TASK BRIEF =
Give the listing again character for character, but drop the images.

── DATA LINES

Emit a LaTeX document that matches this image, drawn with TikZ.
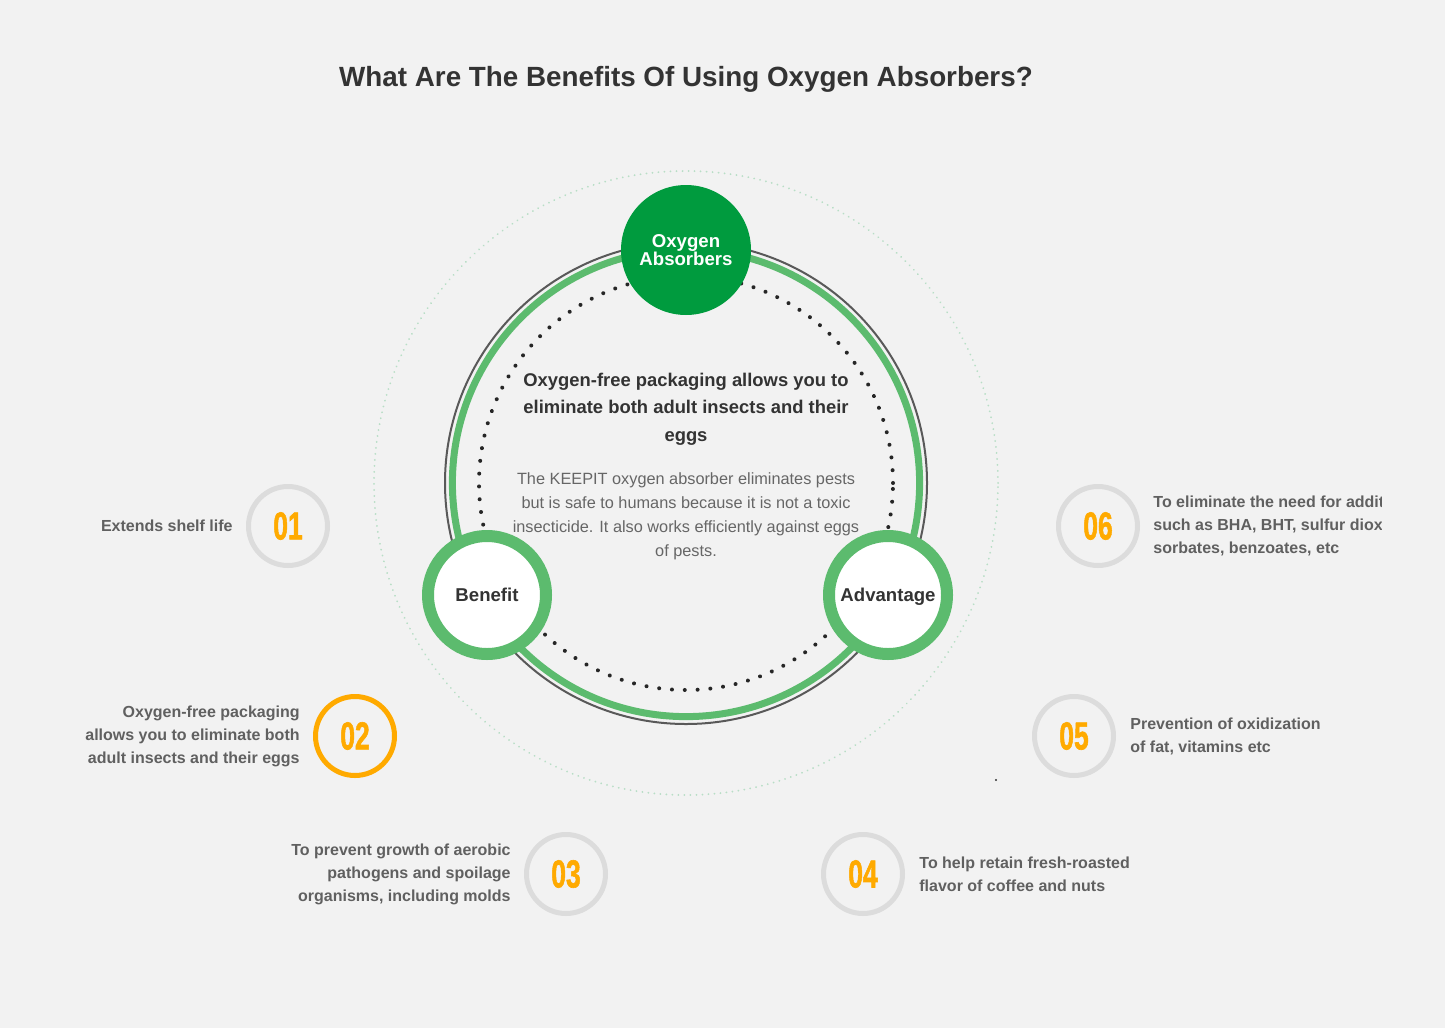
\documentclass[tikz,border=0pt]{standalone}
\usepackage{fontspec}
\setmainfont{Liberation Sans}
\newfontfamily\digitfont[FakeBold=1.6]{Liberation Sans Bold}
\usepackage{graphicx}
\definecolor{bg}{HTML}{F2F2F2}
\definecolor{titlecol}{HTML}{333333}
\definecolor{labelcol}{HTML}{606060}
\definecolor{bodycol}{HTML}{666666}
\definecolor{darkgreen}{HTML}{009B3E}
\definecolor{ringgreen}{HTML}{5CBB6E}
\definecolor{palegreen}{HTML}{B8DEC6}
\definecolor{ringgray}{HTML}{DCDCDC}
\definecolor{orangeA}{HTML}{FFAA00}
\newcommand{\digits}[1]{\scalebox{0.68}[1]{#1}}
\begin{document}
\begin{tikzpicture}[x=0.5pt,y=-0.5pt,
  numring/.style={circle, draw=ringgray, line width=2.5pt, minimum size=39.5pt, inner sep=0pt,
    font=\digitfont\fontsize{19.5}{20}\selectfont, text=orangeA},
  lbl/.style={font=\bfseries\fontsize{8}{11.5}\selectfont, text=labelcol, inner sep=0pt},
  lblL/.style={lbl, anchor=east, align=right},
  lblR/.style={lbl, anchor=west, align=left},
  hubring/.style={circle, draw=ringgreen, fill=white, line width=6pt, minimum size=59pt, inner sep=0pt,
    text depth=0pt, font=\bfseries\fontsize{9.3}{10}\selectfont, text=titlecol}]
\useasboundingbox (0,0) rectangle (1445,1028);
\fill[bg] (0,0) rectangle (1445,1028);

\coordinate (c) at (686,483);
% outer pale dotted circle
\draw[palegreen, line width=1pt, dash pattern=on 0.01pt off 3pt, line cap=round] (c) circle[radius=156pt];
% thin gray circle
\draw[black!65, line width=1pt] (c) circle[radius=120.5pt];
% green ring
\draw[ringgreen, line width=3.5pt] (c) circle[radius=116.8pt];
% black dotted circle
\draw[black!85, line width=2pt, dash pattern=on 0.01pt off 6.4pt, line cap=round] (c) circle[radius=103.5pt];

% title
\node[font=\bfseries\fontsize{13.9}{16}\selectfont, text=titlecol] (title) at (686,79) {What Are The Benefits Of Using Oxygen Absorbers?};

% central texts
\node[font=\bfseries\fontsize{9.2}{13.75}\selectfont, text=titlecol, align=center] (head) at (686,409)
  {Oxygen-free packaging allows you to\\eliminate both adult insects and their\\eggs};
\node[font=\fontsize{8.15}{12}\selectfont, text=bodycol, align=center] (body) at (686,516)
  {The KEEPIT oxygen absorber eliminates pests\\but is safe to humans because it is not a toxic\\insecticide. It also works efficiently against eggs\\of pests.};

% hub circles
\node[circle, fill=darkgreen, minimum size=65pt, inner sep=0pt, text=white,
  font=\bfseries\fontsize{9.3}{9}\selectfont, align=center] (oxy) at (686,250) {Oxygen\\Absorbers};
\node[hubring] (benefit) at (487,595) {Benefit};
\node[hubring] (adv) at (888,595) {Advantage};

% numbered circles
\node[numring] (n1) at (288,526) {\digits{01}};
\node[numring, draw=orangeA] (n2) at (355,736) {\digits{02}};
\node[numring] (n3) at (566,874) {\digits{03}};
\node[numring] (n4) at (863,874) {\digits{04}};
\node[numring] (n5) at (1074,736) {\digits{05}};
\node[numring] (n6) at (1098,526) {\digits{06}};

% labels
\node[lblL] (l1) at (233,526) {Extends shelf life};
\node[lblL] (l2) at (300,736) {Oxygen-free packaging\\allows you to eliminate both\\adult insects and their eggs};
\node[lblL] (l3) at (511,874) {To prevent growth of aerobic\\pathogens and spoilage\\organisms, including molds};
\node[lblR] (l4) at (919,874) {To help retain fresh-roasted\\flavor of coffee and nuts};
\node[lblR] (l5) at (1130,736) {Prevention of oxidization\\of fat, vitamins etc};
\begin{scope}
\clip (1140,470) rectangle (1381,580);
\node[lblR] (l6) at (1153,526) {To eliminate the need for additives\\such as BHA, BHT, sulfur dioxide,\\sorbates, benzoates, etc};
\end{scope}

% stray dot
\fill[black!80] (996,780) circle[radius=0.6pt];
\end{tikzpicture}
\end{document}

────

EXERCISE OUTPUT =
Emit a LaTeX document that matches this image, drawn with TikZ.
\documentclass[tikz,border=0pt]{standalone}
\usepackage{fontspec}
\setmainfont{Liberation Sans}
\newfontfamily\digitfont[FakeBold=1.6]{Liberation Sans Bold}
\usepackage{graphicx}
\definecolor{bg}{HTML}{F2F2F2}
\definecolor{titlecol}{HTML}{333333}
\definecolor{labelcol}{HTML}{606060}
\definecolor{bodycol}{HTML}{666666}
\definecolor{darkgreen}{HTML}{009B3E}
\definecolor{ringgreen}{HTML}{5CBB6E}
\definecolor{palegreen}{HTML}{B8DEC6}
\definecolor{ringgray}{HTML}{DCDCDC}
\definecolor{orangeA}{HTML}{FFAA00}
\newcommand{\digits}[1]{\scalebox{0.68}[1]{#1}}
\begin{document}
\begin{tikzpicture}[x=0.5pt,y=-0.5pt,
  numring/.style={circle, draw=ringgray, line width=2.5pt, minimum size=39.5pt, inner sep=0pt,
    font=\digitfont\fontsize{19.5}{20}\selectfont, text=orangeA},
  lbl/.style={font=\bfseries\fontsize{8}{11.5}\selectfont, text=labelcol, inner sep=0pt},
  lblL/.style={lbl, anchor=east, align=right},
  lblR/.style={lbl, anchor=west, align=left},
  hubring/.style={circle, draw=ringgreen, fill=white, line width=6pt, minimum size=59pt, inner sep=0pt,
    text depth=0pt, font=\bfseries\fontsize{9.3}{10}\selectfont, text=titlecol}]
\useasboundingbox (0,0) rectangle (1445,1028);
\fill[bg] (0,0) rectangle (1445,1028);

\coordinate (c) at (686,483);
% outer pale dotted circle
\draw[palegreen, line width=1pt, dash pattern=on 0.01pt off 3pt, line cap=round] (c) circle[radius=156pt];
% thin gray circle
\draw[black!65, line width=1pt] (c) circle[radius=120.5pt];
% green ring
\draw[ringgreen, line width=3.5pt] (c) circle[radius=116.8pt];
% black dotted circle
\draw[black!85, line width=2pt, dash pattern=on 0.01pt off 6.4pt, line cap=round] (c) circle[radius=103.5pt];

% title
\node[font=\bfseries\fontsize{13.9}{16}\selectfont, text=titlecol] (title) at (686,79) {What Are The Benefits Of Using Oxygen Absorbers?};

% central texts
\node[font=\bfseries\fontsize{9.2}{13.75}\selectfont, text=titlecol, align=center] (head) at (686,409)
  {Oxygen-free packaging allows you to\\eliminate both adult insects and their\\eggs};
\node[font=\fontsize{8.15}{12}\selectfont, text=bodycol, align=center] (body) at (686,516)
  {The KEEPIT oxygen absorber eliminates pests\\but is safe to humans because it is not a toxic\\insecticide. It also works efficiently against eggs\\of pests.};

% hub circles
\node[circle, fill=darkgreen, minimum size=65pt, inner sep=0pt, text=white,
  font=\bfseries\fontsize{9.3}{9}\selectfont, align=center] (oxy) at (686,250) {Oxygen\\Absorbers};
\node[hubring] (benefit) at (487,595) {Benefit};
\node[hubring] (adv) at (888,595) {Advantage};

% numbered circles
\node[numring] (n1) at (288,526) {\digits{01}};
\node[numring, draw=orangeA] (n2) at (355,736) {\digits{02}};
\node[numring] (n3) at (566,874) {\digits{03}};
\node[numring] (n4) at (863,874) {\digits{04}};
\node[numring] (n5) at (1074,736) {\digits{05}};
\node[numring] (n6) at (1098,526) {\digits{06}};

% labels
\node[lblL] (l1) at (233,526) {Extends shelf life};
\node[lblL] (l2) at (300,736) {Oxygen-free packaging\\allows you to eliminate both\\adult insects and their eggs};
\node[lblL] (l3) at (511,874) {To prevent growth of aerobic\\pathogens and spoilage\\organisms, including molds};
\node[lblR] (l4) at (919,874) {To help retain fresh-roasted\\flavor of coffee and nuts};
\node[lblR] (l5) at (1130,736) {Prevention of oxidization\\of fat, vitamins etc};
\begin{scope}
\clip (1140,470) rectangle (1381,580);
\node[lblR] (l6) at (1153,526) {To eliminate the need for additives\\such as BHA, BHT, sulfur dioxide,\\sorbates, benzoates, etc};
\end{scope}

% stray dot
\fill[black!80] (996,780) circle[radius=0.6pt];
\end{tikzpicture}
\end{document}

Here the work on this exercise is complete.